▸ EXERCISE PROMPT:
Copy out exactly the lines from the one holding "Reproduce this chart" through the one holding "Chart.register(...registerables, SpacedLinearScale);", ends included; omit images.

▸ DATA FOR THIS EXERCISE:
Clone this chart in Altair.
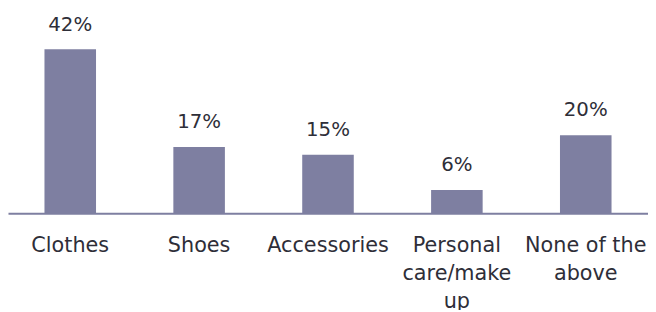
import altair as alt
import pandas as pd

categories = ["Clothes", "Shoes", "Accessories", "Personal care/make up", "None of the above"]
values = [42, 17, 15, 6, 20]
value_labels = ["42%", "17%", "15%", "6%", "20%"]

df = pd.DataFrame({"category": categories, "value": values, "label": value_labels})

label_expr = (
    "split(datum.value == 'Personal care/make up' ? 'Personal|care/make|up' : "
    "datum.value == 'None of the above' ? 'None of the|above' : datum.value, '|')"
)

FONT = "DejaVu Sans"
BAR = "#7e7fa1"
TXT = "#2e2e38"

x = alt.X(
    "category:N",
    sort=categories,
    scale=alt.Scale(paddingInner=0.6, paddingOuter=0.283),
    axis=alt.Axis(
        title=None,
        labelAngle=0,
        ticks=False,
        domain=True,
        domainColor=BAR,
        domainWidth=2,
        labelFont=FONT,
        labelFontSize=21,
        labelColor=TXT,
        labelPadding=22,
        labelLineHeight=28,
        labelExpr=label_expr,
        labelLimit=0,
        grid=False,
    ),
)
y = alt.Y(
    "value:Q",
    scale=alt.Scale(domain=[0, 52.1], nice=False),
    axis=None,
)

bars = alt.Chart(df).mark_bar(color=BAR).encode(x=x, y=y)
text = alt.Chart(df).mark_text(
    font=FONT, fontSize=20, color=TXT, baseline="alphabetic", dy=-19
).encode(x=alt.X("category:N", sort=categories), y="value:Q", text="label:N")

chart = (
    alt.layer(bars, text)
    .properties(
        width=648,
        height=206,
        background="white",
        autosize=alt.AutoSizeParams(type="none"),
        padding={"left": 0, "top": 0, "right": 0, "bottom": 96},
    )
    .configure_view(stroke="transparent", strokeWidth=0)
)

chart.save("out.html", embed_options={"renderer": "svg", "actions": False})
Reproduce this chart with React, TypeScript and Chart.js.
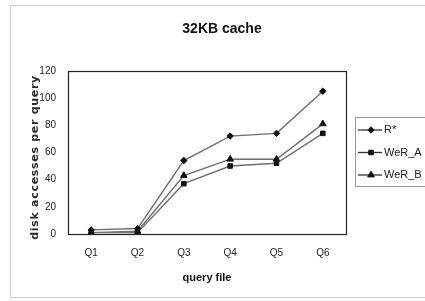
import React, { useEffect, useRef } from "react";
import { Chart, registerables, LinearScale } from "chart.js";
import { drawPoint } from "chart.js/helpers";

class SpacedLinearScale extends LinearScale {
  static id = "spacedLinear";
  static defaults = LinearScale.defaults;
  drawTitle() {
    const ctx: any = (this as any).ctx;
    ctx.save();
    ctx.letterSpacing = "0.7px";
    ctx.translate(0, 5);
    super.drawTitle();
    ctx.restore();
  }
}

Chart.register(...registerables, SpacedLinearScale);

const categories = ["Q1", "Q2", "Q3", "Q4", "Q5", "Q6"];
const seriesLabels = ["R*", "WeR_A", "WeR_B"];
const rStar = [3, 4, 54, 72, 74, 105];
const werA = [1, 1, 37, 50, 52, 74];
const werB = [1, 2, 43, 55, 55, 81];
const yTicks = [0, 20, 40, 60, 80, 100, 120];
const pointStyles = ["rectRot", "rect", "triangle"];
const pointRadii = [3.2, 3.2, 3.8];

const FONT = "'Liberation Sans', Arial, sans-serif";

const framePlugin = {
  id: "frame",
  beforeDraw(chart: any) {
    const ctx = chart.ctx;
    ctx.save();
    ctx.strokeStyle = "#cfcfcf";
    ctx.lineWidth = 1;
    ctx.strokeRect(10.5, 5.5, chart.width + 10, chart.height - 9);
    ctx.restore();
  },
  beforeDatasetsDraw(chart: any) {
    const { ctx, chartArea } = chart;
    ctx.save();
    ctx.strokeStyle = "#222";
    ctx.lineWidth = 1.2;
    ctx.strokeRect(
      Math.round(chartArea.left) + 0.5,
      Math.round(chartArea.top) + 0.5,
      Math.round(chartArea.right - chartArea.left),
      Math.round(chartArea.bottom - chartArea.top)
    );
    ctx.restore();
  },
};

const boxLegendPlugin = {
  id: "boxLegend",
  afterDraw(chart: any) {
    const { ctx, chartArea } = chart;
    const x0 = Math.round(chartArea.right) + 9;
    const y0 = 117;
    const rowH = 22.5;
    ctx.save();
    ctx.strokeStyle = "#999";
    ctx.lineWidth = 1;
    ctx.strokeRect(x0 + 0.5, y0 + 0.5, 100, 69);
    chart.data.datasets.forEach((ds: any, i: number) => {
      const y = y0 + 13 + i * rowH;
      ctx.strokeStyle = "#333";
      ctx.lineWidth = 1.3;
      ctx.beginPath();
      ctx.moveTo(x0 + 3, y);
      ctx.lineTo(x0 + 27, y);
      ctx.stroke();
      ctx.fillStyle = "#111";
      ctx.strokeStyle = "#111";
      ctx.lineWidth = 1;
      drawPoint(ctx, { pointStyle: ds.pointStyle, radius: ds.pointRadius, borderWidth: 1, rotation: 0 } as any, x0 + 16, y);
      ctx.fillStyle = "#222";
      ctx.font = "11px " + FONT;
      ctx.textBaseline = "middle";
      ctx.textAlign = "left";
      ctx.fillText(ds.label, x0 + 29, y);
    });
    ctx.restore();
  },
};

export default function App() {
  const ref = useRef<HTMLCanvasElement | null>(null);

  useEffect(() => {
    if (!ref.current) return;
    const values = [rStar, werA, werB];
    const chart = new Chart(ref.current, {
      type: "line",
      data: {
        labels: categories,
        datasets: values.map((v, i) => ({
          label: seriesLabels[i],
          data: v,
          borderColor: "#6e6e6e",
          borderWidth: 1.4,
          pointStyle: pointStyles[i] as any,
          pointRadius: pointRadii[i],
          pointBackgroundColor: "#111",
          pointBorderColor: "#111",
          pointBorderWidth: 1,
          tension: 0,
          yAxisID: "y",
        })),
      },
      options: {
        responsive: false,
        animation: false,
        layout: { padding: { left: 19, right: 0, top: 0, bottom: 0 } },
        plugins: {
          legend: { display: false },
          tooltip: { enabled: false },
          title: {
            display: true,
            text: "32KB cache",
            color: "#111",
            font: { family: FONT, size: 14, weight: "bold" },
            padding: { top: 21, bottom: 33 },
          },
        },
        scales: {
          x: {
            offset: true,
            grid: { display: false, drawTicks: false },
            border: { display: false },
            ticks: { color: "#222", font: { family: FONT, size: 10 }, padding: 13 },
            title: {
              display: true,
              text: "query file",
              color: "#111",
              font: { family: FONT, size: 11, weight: "bold" },
              padding: { top: 0, bottom: 16 },
            },
            afterFit(s: any) {
              s.height = 67;
            },
          },
          y: {
            type: "spacedLinear" as any,
            min: 0,
            max: 120,
            afterBuildTicks(s: any) {
              s.ticks = yTicks.map((v) => ({ value: v }));
            },
            grid: { display: false, drawTicks: false },
            border: { display: false },
            ticks: { color: "#222", font: { family: FONT, size: 10 }, padding: 12 },
            title: {
              display: true,
              text: "disk accesses per query",
              color: "#2a2a2a",
              font: { family: "'DejaVu Sans', sans-serif", size: 11, weight: "bold" },
              padding: { top: 10, bottom: 0 },
            },
            afterFit(s: any) {
              s.width = 49;
            },
          },
          y2: {
            position: "right",
            display: true,
            grid: { display: false, drawTicks: false },
            border: { display: false },
            ticks: { display: false },
            afterFit(s: any) {
              s.width = 79;
            },
          },
        },
      },
      plugins: [framePlugin, boxLegendPlugin],
    });
    return () => chart.destroy();
  }, []);

  return (
    <div style={{ position: "absolute", left: 0, top: 0, width: 425, height: 301, background: "#fff" }}>
      <canvas ref={ref} width={425} height={301} />
    </div>
  );
}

▸ WRITTEN RESPONSE:
Reproduce this chart with React, TypeScript and Chart.js.
import React, { useEffect, useRef } from "react";
import { Chart, registerables, LinearScale } from "chart.js";
import { drawPoint } from "chart.js/helpers";

class SpacedLinearScale extends LinearScale {
  static id = "spacedLinear";
  static defaults = LinearScale.defaults;
  drawTitle() {
    const ctx: any = (this as any).ctx;
    ctx.save();
    ctx.letterSpacing = "0.7px";
    ctx.translate(0, 5);
    super.drawTitle();
    ctx.restore();
  }
}

Chart.register(...registerables, SpacedLinearScale);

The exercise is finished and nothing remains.